**Short task**
Repeat, exactly and only, the lines from the beginning of the data through the line with "from matplotlib.lines import Line2D". Pictures are left out.

**Given material**
>> begin
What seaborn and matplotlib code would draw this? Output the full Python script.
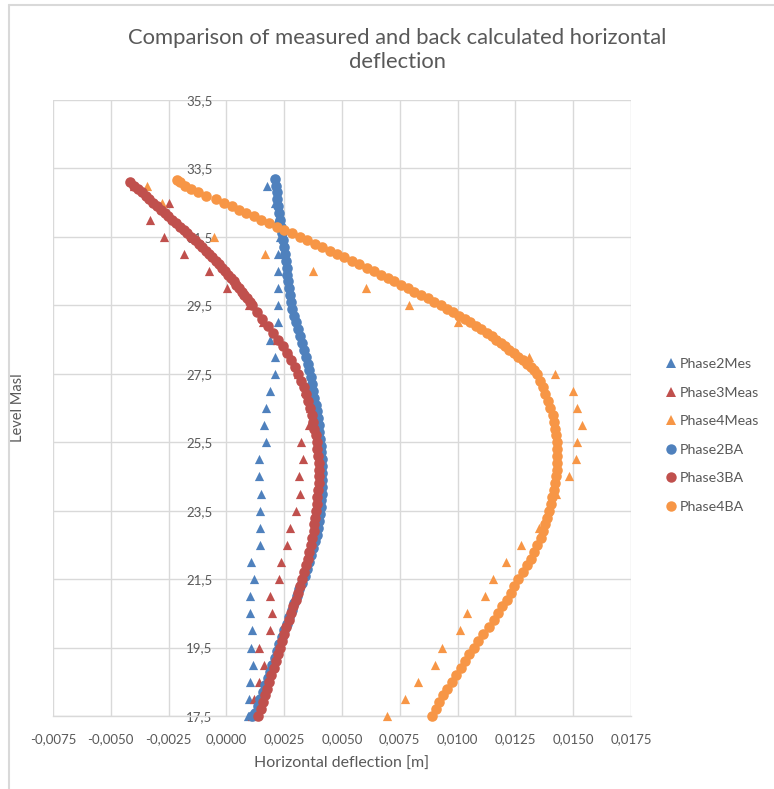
import matplotlib
matplotlib.use("Agg")
import matplotlib.pyplot as plt
import seaborn as sns
import pandas as pd
from matplotlib.lines import Line2D

# ---------------- data ----------------
meas_levels = [33.0, 32.5, 32.0, 31.5, 31.0, 30.5, 30.0, 29.5, 29.0, 28.5, 28.0, 27.5,
               27.0, 26.5, 26.0, 25.5, 25.0, 24.5, 24.0, 23.5, 23.0, 22.5, 22.0, 21.5,
               21.0, 20.5, 20.0, 19.5, 19.0, 18.5, 18.0, 17.5]

phase2_mes = [0.00176, 0.00210, 0.00220, 0.00230, 0.00225, 0.00222, 0.00225, 0.00222,
              0.00222, 0.00187, 0.00212, 0.00212, 0.00190, 0.00173, 0.00161, 0.00172,
              0.00140, 0.00140, 0.00150, 0.00144, 0.00144, 0.00144, 0.00107, 0.00121,
              0.00101, 0.00101, 0.00111, 0.00108, 0.00115, 0.00104, 0.00097, 0.00095]

phase3_meas = [-0.00400, -0.00250, -0.00329, -0.00271, -0.00182, -0.00077, 0.00003, 0.00097,
               0.00160, 0.00220, 0.00280, 0.00310, 0.00340, 0.00360, 0.00356, 0.00323,
               0.00332, 0.00316, 0.00320, 0.00303, 0.00277, 0.00260, 0.00238, 0.00226,
               0.00190, 0.00198, 0.00190, 0.00143, 0.00161, 0.00143, 0.00118, 0.00110]

phase4_meas = [-0.00343, -0.00278, -0.00228, -0.00055, 0.00169, 0.00373, 0.00604, 0.00791,
               0.01000, 0.01180, 0.01310, 0.01423, 0.01499, 0.01517, 0.01540, 0.01517,
               0.01514, 0.01480, 0.01427, 0.01390, 0.01350, 0.01276, 0.01210, 0.01153,
               0.01117, 0.01041, 0.01009, 0.00933, 0.00901, 0.00827, 0.00771, 0.00695]

phase2_ba_level = [33.2, 33.0, 32.8, 32.6, 32.4, 32.2, 32.0, 31.8, 31.6, 31.4, 31.2, 31.0,
                   30.8, 30.6, 30.4, 30.2, 30.0, 29.8, 29.6, 29.4, 29.2, 29.0, 28.8, 28.6,
                   28.4, 28.2, 28.0, 27.8, 27.6, 27.4, 27.2, 27.0, 26.8, 26.6, 26.4, 26.2,
                   26.0, 25.8, 25.6, 25.4, 25.2, 25.0, 24.8, 24.6, 24.4, 24.2, 24.0, 23.8,
                   23.6, 23.4, 23.2, 23.0, 22.8, 22.6, 22.4, 22.2, 22.0, 21.8, 21.6, 21.4,
                   21.2, 21.0, 20.8, 20.6, 20.4, 20.2, 20.0, 19.8, 19.6, 19.4, 19.2, 19.0,
                   18.8, 18.6, 18.4, 18.2, 18.0, 17.8, 17.6, 17.5]
phase2_ba = [0.00212, 0.00215, 0.00218, 0.00221, 0.00224, 0.00227, 0.00231, 0.00235,
             0.00240, 0.00245, 0.00249, 0.00253, 0.00257, 0.00261, 0.00264, 0.00268,
             0.00272, 0.00276, 0.00280, 0.00285, 0.00292, 0.00300, 0.00309, 0.00318,
             0.00328, 0.00337, 0.00345, 0.00352, 0.00359, 0.00365, 0.00371, 0.00376,
             0.00381, 0.00386, 0.00391, 0.00395, 0.00399, 0.00402, 0.00405, 0.00408,
             0.00411, 0.00413, 0.00414, 0.00415, 0.00415, 0.00414, 0.00413, 0.00411,
             0.00409, 0.00406, 0.00402, 0.00397, 0.00391, 0.00384, 0.00376, 0.00367,
             0.00358, 0.00348, 0.00338, 0.00327, 0.00316, 0.00305, 0.00294, 0.00283,
             0.00272, 0.00261, 0.00250, 0.00240, 0.00229, 0.00219, 0.00209, 0.00199,
             0.00189, 0.00179, 0.00169, 0.00158, 0.00147, 0.00135, 0.00122, 0.00112]

phase3_ba_level = [33.1, 33.0, 32.9, 32.8, 32.7, 32.6, 32.5, 32.4, 32.3, 32.2, 32.1, 32.0,
                   31.9, 31.8, 31.7, 31.6, 31.5, 31.4, 31.3, 31.2, 31.1, 31.0, 30.9, 30.8,
                   30.7, 30.6, 30.5, 30.4, 30.3, 30.2, 30.1, 30.0, 29.9, 29.8, 29.7, 29.6,
                   29.5, 29.3, 29.1, 28.9, 28.7, 28.5, 28.3, 28.1, 27.9, 27.7, 27.5, 27.3,
                   27.1, 26.9, 26.7, 26.5, 26.3, 26.1, 25.9, 25.7, 25.5, 25.3, 25.1, 24.9,
                   24.7, 24.5, 24.3, 24.1, 23.9, 23.7, 23.5, 23.3, 23.1, 22.9, 22.7, 22.5,
                   22.3, 22.1, 21.9, 21.7, 21.5, 21.3, 21.1, 20.9, 20.7, 20.5, 20.3, 20.1,
                   19.9, 19.7, 19.5, 19.3, 19.1, 18.9, 18.7, 18.5, 18.3, 18.1, 17.9, 17.7,
                   17.5]
phase3_ba = [-0.00415, -0.00398, -0.00382, -0.00366, -0.00349, -0.00333, -0.00316, -0.00300,
             -0.00284, -0.00267, -0.00251, -0.00234, -0.00218, -0.00202, -0.00185, -0.00169,
             -0.00152, -0.00136, -0.00120, -0.00105, -0.00090, -0.00076, -0.00061, -0.00046,
             -0.00031, -0.00017, -0.00004, 0.00008, 0.00019, 0.00031, 0.00043, 0.00054,
             0.00066, 0.00077, 0.00089, 0.00100, 0.00111, 0.00133, 0.00155, 0.00178,
             0.00200, 0.00222, 0.00243, 0.00262, 0.00280, 0.00296, 0.00310, 0.00323,
             0.00335, 0.00345, 0.00354, 0.00362, 0.00369, 0.00375, 0.00381, 0.00386,
             0.00390, 0.00394, 0.00397, 0.00399, 0.00400, 0.00400, 0.00399, 0.00397,
             0.00394, 0.00391, 0.00388, 0.00385, 0.00381, 0.00377, 0.00372, 0.00366,
             0.00359, 0.00351, 0.00343, 0.00335, 0.00326, 0.00317, 0.00308, 0.00299,
             0.00289, 0.00279, 0.00269, 0.00259, 0.00249, 0.00240, 0.00231, 0.00222,
             0.00213, 0.00204, 0.00195, 0.00186, 0.00177, 0.00168, 0.00159, 0.00149,
             0.00138]

phase4_ba_level = [33.15, 33.1, 33.0, 32.9, 32.8, 32.7, 32.6, 32.5, 32.4, 32.3, 32.2, 32.1,
                   32.0, 31.9, 31.8, 31.7, 31.6, 31.5, 31.4, 31.3, 31.2, 31.1, 31.0, 30.9,
                   30.8, 30.7, 30.6, 30.5, 30.4, 30.3, 30.2, 30.1, 30.0, 29.9, 29.8, 29.7,
                   29.6, 29.5, 29.4, 29.3, 29.2, 29.1, 29.0, 28.9, 28.8, 28.7, 28.6, 28.5,
                   28.4, 28.3, 28.2, 28.1, 28.0, 27.9, 27.8, 27.7, 27.6, 27.5, 27.3, 27.1,
                   26.9, 26.7, 26.5, 26.3, 26.1, 25.9, 25.7, 25.5, 25.3, 25.1, 24.9, 24.7,
                   24.5, 24.3, 24.1, 23.9, 23.7, 23.5, 23.3, 23.1, 22.9, 22.7, 22.5, 22.3,
                   22.1, 21.9, 21.7, 21.5, 21.3, 21.1, 20.9, 20.7, 20.5, 20.3, 20.1, 19.9,
                   19.7, 19.5, 19.3, 19.1, 18.9, 18.7, 18.5, 18.3, 18.1, 17.9, 17.7, 17.5]
phase4_ba = [-0.00213, -0.00202, -0.00179, -0.00153, -0.00124, -0.00090, -0.00047, -0.00009,
             0.00024, 0.00054, 0.00085, 0.00118, 0.00151, 0.00184, 0.00218, 0.00251,
             0.00284, 0.00317, 0.00350, 0.00382, 0.00414, 0.00446, 0.00478, 0.00510,
             0.00542, 0.00574, 0.00607, 0.00640, 0.00668, 0.00697, 0.00726, 0.00755,
             0.00784, 0.00813, 0.00842, 0.00871, 0.00900, 0.00929, 0.00956, 0.00981,
             0.01006, 0.01031, 0.01055, 0.01079, 0.01103, 0.01127, 0.01149, 0.01168,
             0.01186, 0.01204, 0.01222, 0.01242, 0.01262, 0.01281, 0.01301, 0.01317,
             0.01331, 0.01343, 0.01357, 0.01370, 0.01380, 0.01390, 0.01401, 0.01411,
             0.01417, 0.01422, 0.01426, 0.01428, 0.01430, 0.01430, 0.01430, 0.01428,
             0.01426, 0.01422, 0.01416, 0.01409, 0.01402, 0.01394, 0.01387, 0.01379,
             0.01370, 0.01360, 0.01345, 0.01330, 0.01316, 0.01302, 0.01283, 0.01262,
             0.01244, 0.01229, 0.01212, 0.01194, 0.01175, 0.01156, 0.01134, 0.01112,
             0.01090, 0.01069, 0.01050, 0.01032, 0.01013, 0.00994, 0.00975, 0.00955,
             0.00936, 0.00919, 0.00905, 0.00890]

x_ticks = [-0.0075, -0.0050, -0.0025, 0.0000, 0.0025, 0.0050, 0.0075, 0.0100, 0.0125, 0.0150, 0.0175]
y_ticks = [17.5, 19.5, 21.5, 23.5, 25.5, 27.5, 29.5, 31.5, 33.5, 35.5]

title = "Comparison of measured and back calculated horizontal\ndeflection"
x_label = "Horizontal deflection [m]"
y_label = "Level Masl"

BLUE = "#4F81BD"
RED = "#C0504D"
ORANGE = "#F79646"
GRID = "#D9D9D9"
TEXT = "#595959"

# ---------------- plot ----------------
sns.set_theme(style="white")
plt.rcParams["font.family"] = ["Lato", "DejaVu Sans"]

fig = plt.figure(figsize=(7.74, 7.89), dpi=100)
ax = fig.add_axes([53 / 774, 1 - 716 / 789, 578 / 774, 616 / 789])

series = [
    ("Phase2Mes", phase2_mes, meas_levels, BLUE, "^"),
    ("Phase3Meas", phase3_meas, meas_levels, RED, "^"),
    ("Phase4Meas", phase4_meas, meas_levels, ORANGE, "^"),
    ("Phase2BA", phase2_ba, phase2_ba_level, BLUE, "o"),
    ("Phase3BA", phase3_ba, phase3_ba_level, RED, "o"),
    ("Phase4BA", phase4_ba, phase4_ba_level, ORANGE, "o"),
]

for name, xs, ys, col, mk in series:
    df = pd.DataFrame({"x": xs, "y": ys})
    size = 44 if mk == "^" else 58
    sns.scatterplot(data=df, x="x", y="y", ax=ax, color=col, marker=mk, s=size,
                    linewidth=0, zorder=3, legend=False, clip_on=False)

ax.set_xlim(-0.0075, 0.0175)
ax.set_ylim(17.5, 35.5)
ax.set_xticks(x_ticks)
ax.set_yticks(y_ticks)
ax.set_xticklabels([f"{v:.4f}".replace(".", ",") for v in x_ticks])
ax.set_yticklabels([f"{v:.1f}".replace(".", ",") for v in y_ticks])

ax.grid(True, color=GRID, linewidth=1.0, zorder=0)
ax.set_axisbelow(True)
for side in ["top", "right", "left"]:
    ax.spines[side].set_visible(False)
ax.spines["bottom"].set_color(GRID)
ax.spines["bottom"].set_linewidth(1.0)
ax.spines["left"].set_position(("data", 0))

ax.tick_params(axis="both", length=0, labelsize=9.5, labelcolor=TEXT)
ax.tick_params(axis="y", pad=10)
ax.tick_params(axis="x", pad=12)

ax.set_xlabel(x_label, fontsize=11.5, color=TEXT, labelpad=9)
ax.set_ylabel(y_label, fontsize=10.5, color=TEXT)
ax.yaxis.set_label_coords(-0.049, 0.5)

fig.text(0.513, 0.964, title, ha="center", va="top", fontsize=15.8, color=TEXT,
         linespacing=1.2)

handles = [Line2D([], [], linestyle="none", marker=mk, color=col,
                  markersize=7 if mk == "^" else 7.5, markeredgewidth=0)
           for name, xs, ys, col, mk in series]
labels = [s[0] for s in series]
fig.legend(handles, labels, loc="upper left", bbox_to_anchor=(0.852, 0.555),
           frameon=False, fontsize=10.3, labelcolor=TEXT, handlelength=0.6,
           handletextpad=0.3, labelspacing=1.15, borderpad=0)

# chart border
fig.add_artist(Line2D([9 / 774, 1], [1 - 5 / 789, 1 - 5 / 789], color=GRID,
                      linewidth=1.5, transform=fig.transFigure))
fig.add_artist(Line2D([9 / 774, 9 / 774], [0, 1 - 5 / 789], color=GRID,
                      linewidth=1.5, transform=fig.transFigure))

fig.savefig("out.png", dpi=100)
>> end
**The solution**
What seaborn and matplotlib code would draw this? Output the full Python script.
import matplotlib
matplotlib.use("Agg")
import matplotlib.pyplot as plt
import seaborn as sns
import pandas as pd
from matplotlib.lines import Line2D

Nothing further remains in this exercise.